__Set problem__: Below are records; please set down exactly the lines from the first through the one containing "import plotly.graph_objects as go".

━━ Data excerpts

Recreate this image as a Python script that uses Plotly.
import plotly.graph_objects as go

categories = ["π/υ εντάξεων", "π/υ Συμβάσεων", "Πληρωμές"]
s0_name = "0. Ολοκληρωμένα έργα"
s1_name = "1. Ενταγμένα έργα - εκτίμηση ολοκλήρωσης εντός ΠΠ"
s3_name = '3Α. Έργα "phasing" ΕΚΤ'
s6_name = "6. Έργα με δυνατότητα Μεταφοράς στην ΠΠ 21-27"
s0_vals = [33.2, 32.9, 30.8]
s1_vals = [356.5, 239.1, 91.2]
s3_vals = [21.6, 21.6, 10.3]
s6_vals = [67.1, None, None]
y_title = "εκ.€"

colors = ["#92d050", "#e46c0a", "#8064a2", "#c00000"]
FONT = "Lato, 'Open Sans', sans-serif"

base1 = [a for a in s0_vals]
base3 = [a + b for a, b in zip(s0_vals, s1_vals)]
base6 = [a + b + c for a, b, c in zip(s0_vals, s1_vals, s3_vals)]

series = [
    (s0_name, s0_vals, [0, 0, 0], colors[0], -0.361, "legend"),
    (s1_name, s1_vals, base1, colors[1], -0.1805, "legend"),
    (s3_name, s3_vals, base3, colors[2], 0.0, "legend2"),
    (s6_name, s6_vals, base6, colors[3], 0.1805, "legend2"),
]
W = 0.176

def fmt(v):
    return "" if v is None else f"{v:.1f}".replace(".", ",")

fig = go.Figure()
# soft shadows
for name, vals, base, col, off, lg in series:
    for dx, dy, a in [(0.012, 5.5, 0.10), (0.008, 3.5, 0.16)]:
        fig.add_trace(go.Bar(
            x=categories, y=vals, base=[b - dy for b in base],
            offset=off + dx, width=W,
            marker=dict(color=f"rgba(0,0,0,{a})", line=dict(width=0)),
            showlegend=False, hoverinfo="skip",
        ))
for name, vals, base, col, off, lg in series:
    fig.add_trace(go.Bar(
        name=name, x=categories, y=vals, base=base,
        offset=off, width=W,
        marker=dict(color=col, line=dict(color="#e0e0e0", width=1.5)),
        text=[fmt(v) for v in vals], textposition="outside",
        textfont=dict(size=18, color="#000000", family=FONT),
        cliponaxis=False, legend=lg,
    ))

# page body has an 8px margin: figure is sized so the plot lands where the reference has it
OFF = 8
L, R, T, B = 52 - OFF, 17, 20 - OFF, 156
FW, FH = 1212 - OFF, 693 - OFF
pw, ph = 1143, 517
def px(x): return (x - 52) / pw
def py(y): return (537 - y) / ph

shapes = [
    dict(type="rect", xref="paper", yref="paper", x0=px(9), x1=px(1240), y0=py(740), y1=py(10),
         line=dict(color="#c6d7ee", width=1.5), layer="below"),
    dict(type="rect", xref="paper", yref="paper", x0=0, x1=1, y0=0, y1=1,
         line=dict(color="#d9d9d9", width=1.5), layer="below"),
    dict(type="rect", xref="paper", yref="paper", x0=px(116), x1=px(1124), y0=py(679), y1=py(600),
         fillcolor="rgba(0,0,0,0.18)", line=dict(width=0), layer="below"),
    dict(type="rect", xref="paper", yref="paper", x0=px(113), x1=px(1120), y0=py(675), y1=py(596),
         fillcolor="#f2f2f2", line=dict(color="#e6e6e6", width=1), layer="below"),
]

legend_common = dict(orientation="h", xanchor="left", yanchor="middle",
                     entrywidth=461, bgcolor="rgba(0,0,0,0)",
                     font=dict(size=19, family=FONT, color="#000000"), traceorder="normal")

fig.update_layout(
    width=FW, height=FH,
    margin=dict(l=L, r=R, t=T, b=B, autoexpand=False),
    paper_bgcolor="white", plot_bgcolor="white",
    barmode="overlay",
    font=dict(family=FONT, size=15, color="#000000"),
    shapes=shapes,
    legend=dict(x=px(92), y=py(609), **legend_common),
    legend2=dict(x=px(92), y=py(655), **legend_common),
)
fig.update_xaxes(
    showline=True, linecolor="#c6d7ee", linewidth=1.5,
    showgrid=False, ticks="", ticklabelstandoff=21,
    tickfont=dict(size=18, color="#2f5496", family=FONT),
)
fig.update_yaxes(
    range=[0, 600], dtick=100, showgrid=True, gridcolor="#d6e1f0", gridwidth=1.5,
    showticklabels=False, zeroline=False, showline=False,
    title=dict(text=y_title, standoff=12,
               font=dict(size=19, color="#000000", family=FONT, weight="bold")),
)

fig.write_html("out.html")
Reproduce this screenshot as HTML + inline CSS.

━━━━

__Solution below__:
Recreate this image as a Python script that uses Plotly.
import plotly.graph_objects as go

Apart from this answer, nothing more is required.